#### Stated problem
Go through the listing and return every line with "Output" in it.

___ Data records

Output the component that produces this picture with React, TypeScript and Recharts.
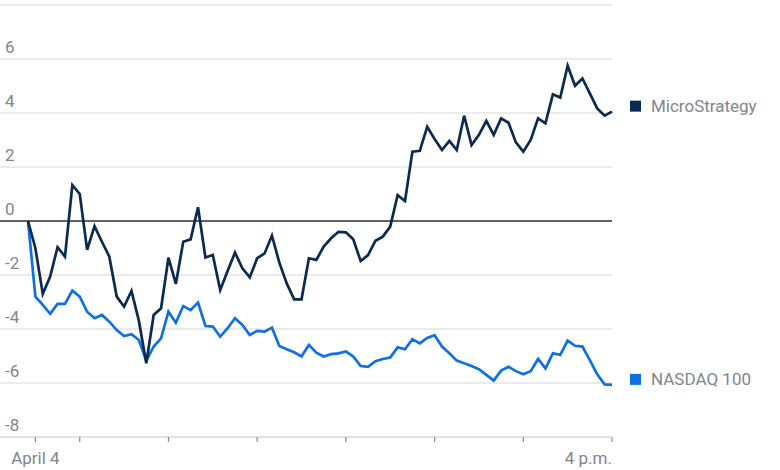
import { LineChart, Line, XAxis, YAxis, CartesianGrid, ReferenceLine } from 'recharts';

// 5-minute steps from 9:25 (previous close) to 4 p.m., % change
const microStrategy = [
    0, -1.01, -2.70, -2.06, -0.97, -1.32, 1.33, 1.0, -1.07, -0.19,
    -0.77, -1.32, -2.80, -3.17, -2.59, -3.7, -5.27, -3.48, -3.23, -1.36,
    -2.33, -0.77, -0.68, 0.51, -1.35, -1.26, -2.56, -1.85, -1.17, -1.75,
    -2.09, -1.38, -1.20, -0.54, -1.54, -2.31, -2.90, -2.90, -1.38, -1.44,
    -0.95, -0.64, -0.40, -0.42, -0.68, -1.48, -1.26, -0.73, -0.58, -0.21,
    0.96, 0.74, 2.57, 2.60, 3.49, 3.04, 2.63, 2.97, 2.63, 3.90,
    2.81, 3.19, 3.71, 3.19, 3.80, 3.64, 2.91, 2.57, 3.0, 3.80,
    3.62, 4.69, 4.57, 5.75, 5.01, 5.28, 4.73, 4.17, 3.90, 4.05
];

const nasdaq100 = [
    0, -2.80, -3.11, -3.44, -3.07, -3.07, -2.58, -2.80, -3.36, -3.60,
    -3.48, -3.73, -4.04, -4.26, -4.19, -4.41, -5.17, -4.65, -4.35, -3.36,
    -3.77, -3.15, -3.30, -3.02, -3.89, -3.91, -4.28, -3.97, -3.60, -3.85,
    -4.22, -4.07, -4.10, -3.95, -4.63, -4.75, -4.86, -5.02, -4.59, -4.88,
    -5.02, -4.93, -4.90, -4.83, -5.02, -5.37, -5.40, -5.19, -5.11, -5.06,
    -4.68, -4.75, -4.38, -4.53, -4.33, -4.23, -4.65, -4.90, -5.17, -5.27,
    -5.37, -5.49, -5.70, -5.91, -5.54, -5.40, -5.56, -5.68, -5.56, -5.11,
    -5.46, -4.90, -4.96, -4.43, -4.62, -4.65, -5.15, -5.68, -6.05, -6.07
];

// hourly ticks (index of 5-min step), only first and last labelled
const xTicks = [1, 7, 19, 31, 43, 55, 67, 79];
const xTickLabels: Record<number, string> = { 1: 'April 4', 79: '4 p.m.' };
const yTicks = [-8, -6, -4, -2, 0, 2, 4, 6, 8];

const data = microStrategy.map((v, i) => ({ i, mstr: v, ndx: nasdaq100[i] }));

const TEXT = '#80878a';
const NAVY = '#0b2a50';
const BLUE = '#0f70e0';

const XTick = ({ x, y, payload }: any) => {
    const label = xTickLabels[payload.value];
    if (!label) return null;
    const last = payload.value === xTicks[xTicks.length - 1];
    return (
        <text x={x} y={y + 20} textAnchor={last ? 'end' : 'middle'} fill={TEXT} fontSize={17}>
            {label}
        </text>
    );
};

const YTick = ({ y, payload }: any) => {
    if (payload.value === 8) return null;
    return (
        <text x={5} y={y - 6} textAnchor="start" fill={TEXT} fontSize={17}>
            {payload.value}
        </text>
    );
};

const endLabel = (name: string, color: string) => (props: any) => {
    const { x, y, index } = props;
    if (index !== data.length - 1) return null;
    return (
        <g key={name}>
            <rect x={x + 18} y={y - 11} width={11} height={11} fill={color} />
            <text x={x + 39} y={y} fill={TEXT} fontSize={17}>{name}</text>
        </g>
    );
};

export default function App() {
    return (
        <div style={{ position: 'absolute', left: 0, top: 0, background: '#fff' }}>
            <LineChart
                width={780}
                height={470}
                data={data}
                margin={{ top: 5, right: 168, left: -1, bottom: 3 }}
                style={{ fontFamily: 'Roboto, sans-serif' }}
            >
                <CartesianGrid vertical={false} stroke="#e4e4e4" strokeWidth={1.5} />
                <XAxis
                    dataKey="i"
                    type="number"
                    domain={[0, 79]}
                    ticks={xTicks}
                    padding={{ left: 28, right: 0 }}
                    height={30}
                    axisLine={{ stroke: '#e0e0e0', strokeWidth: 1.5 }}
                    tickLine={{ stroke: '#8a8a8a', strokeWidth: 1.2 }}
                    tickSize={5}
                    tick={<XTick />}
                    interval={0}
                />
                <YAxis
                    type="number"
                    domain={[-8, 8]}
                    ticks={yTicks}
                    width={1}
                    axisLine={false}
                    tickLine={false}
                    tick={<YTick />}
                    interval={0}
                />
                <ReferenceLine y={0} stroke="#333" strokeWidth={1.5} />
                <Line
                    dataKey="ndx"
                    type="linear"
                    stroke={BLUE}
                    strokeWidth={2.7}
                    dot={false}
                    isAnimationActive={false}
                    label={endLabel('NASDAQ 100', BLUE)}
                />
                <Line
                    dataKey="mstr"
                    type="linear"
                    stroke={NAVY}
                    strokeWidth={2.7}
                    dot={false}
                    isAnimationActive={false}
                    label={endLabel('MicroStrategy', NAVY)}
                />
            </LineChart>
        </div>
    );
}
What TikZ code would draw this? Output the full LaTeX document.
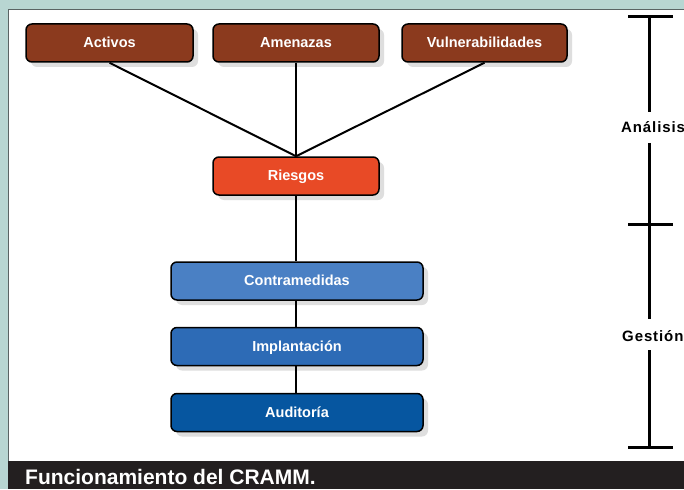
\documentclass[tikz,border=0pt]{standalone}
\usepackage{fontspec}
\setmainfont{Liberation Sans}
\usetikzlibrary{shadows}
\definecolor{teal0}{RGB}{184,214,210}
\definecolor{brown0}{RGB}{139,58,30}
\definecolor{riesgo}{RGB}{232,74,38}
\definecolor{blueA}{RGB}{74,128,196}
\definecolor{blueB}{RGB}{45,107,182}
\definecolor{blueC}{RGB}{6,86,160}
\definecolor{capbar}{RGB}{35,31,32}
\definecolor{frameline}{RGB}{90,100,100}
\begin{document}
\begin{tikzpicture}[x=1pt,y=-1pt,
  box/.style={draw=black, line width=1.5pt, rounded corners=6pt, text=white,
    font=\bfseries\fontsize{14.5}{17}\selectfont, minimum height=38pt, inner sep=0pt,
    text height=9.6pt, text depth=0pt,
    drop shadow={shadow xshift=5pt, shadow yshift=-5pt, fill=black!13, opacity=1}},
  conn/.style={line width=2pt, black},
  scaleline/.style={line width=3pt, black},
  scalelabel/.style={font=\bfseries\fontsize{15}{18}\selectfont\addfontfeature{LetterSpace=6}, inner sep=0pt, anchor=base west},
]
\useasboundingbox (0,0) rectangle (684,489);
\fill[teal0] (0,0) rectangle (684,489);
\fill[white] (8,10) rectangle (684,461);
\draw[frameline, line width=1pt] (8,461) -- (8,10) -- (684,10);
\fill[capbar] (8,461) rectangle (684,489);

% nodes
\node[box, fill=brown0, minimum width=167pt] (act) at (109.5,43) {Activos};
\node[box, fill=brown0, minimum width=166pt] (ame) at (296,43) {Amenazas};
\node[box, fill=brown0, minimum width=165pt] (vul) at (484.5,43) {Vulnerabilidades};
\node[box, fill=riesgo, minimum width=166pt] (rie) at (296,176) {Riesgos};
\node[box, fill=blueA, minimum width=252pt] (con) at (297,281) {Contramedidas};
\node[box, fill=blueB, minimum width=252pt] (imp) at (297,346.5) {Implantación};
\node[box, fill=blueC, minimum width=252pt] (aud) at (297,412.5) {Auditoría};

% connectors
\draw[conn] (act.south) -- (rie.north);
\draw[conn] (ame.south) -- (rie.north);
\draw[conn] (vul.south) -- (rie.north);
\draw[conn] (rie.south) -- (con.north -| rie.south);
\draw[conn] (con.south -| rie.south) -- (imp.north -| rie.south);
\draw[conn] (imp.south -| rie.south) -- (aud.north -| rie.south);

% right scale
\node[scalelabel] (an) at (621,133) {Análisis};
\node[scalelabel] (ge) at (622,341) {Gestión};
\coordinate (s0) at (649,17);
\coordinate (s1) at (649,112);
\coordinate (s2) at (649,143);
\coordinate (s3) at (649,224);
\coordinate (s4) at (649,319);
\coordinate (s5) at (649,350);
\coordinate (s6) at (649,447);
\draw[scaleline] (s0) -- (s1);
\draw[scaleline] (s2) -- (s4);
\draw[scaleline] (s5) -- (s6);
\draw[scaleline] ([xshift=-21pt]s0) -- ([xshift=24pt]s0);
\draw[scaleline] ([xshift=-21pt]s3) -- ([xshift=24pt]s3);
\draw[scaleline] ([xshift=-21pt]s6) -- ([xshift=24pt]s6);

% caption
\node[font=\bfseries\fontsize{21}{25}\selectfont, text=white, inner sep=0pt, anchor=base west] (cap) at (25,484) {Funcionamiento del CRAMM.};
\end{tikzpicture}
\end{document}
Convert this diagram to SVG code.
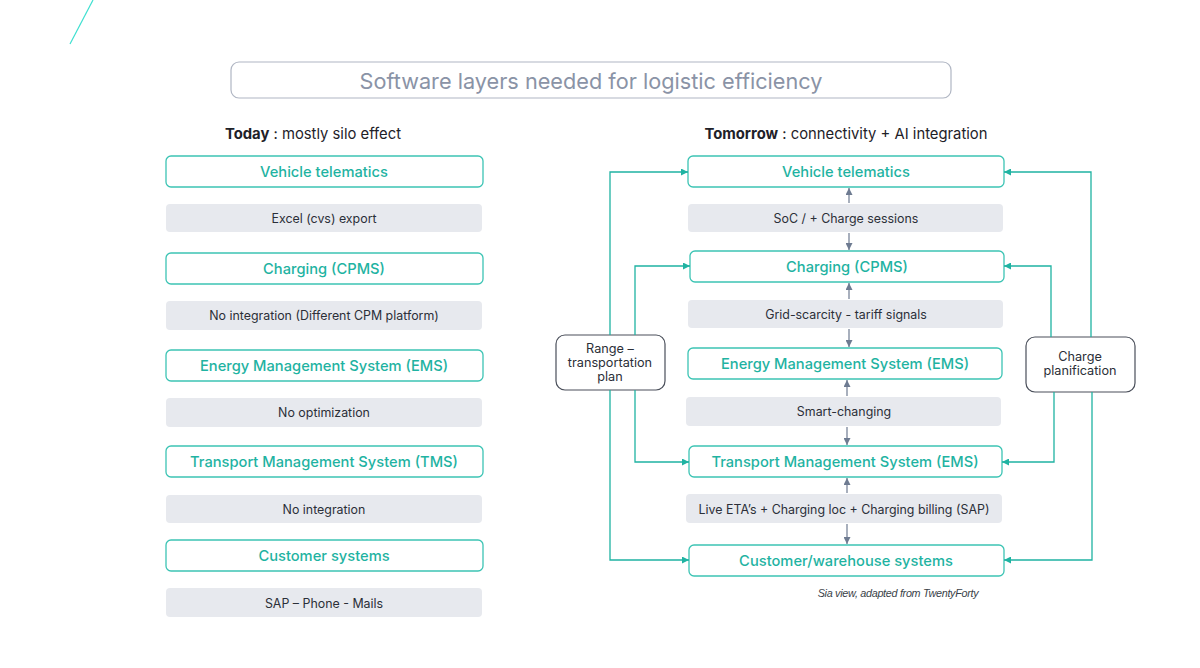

______

#### Reply to the exercise
Output the component that produces this picture with React, TypeScript and Recharts.
What TikZ code would draw this? Output the full LaTeX document.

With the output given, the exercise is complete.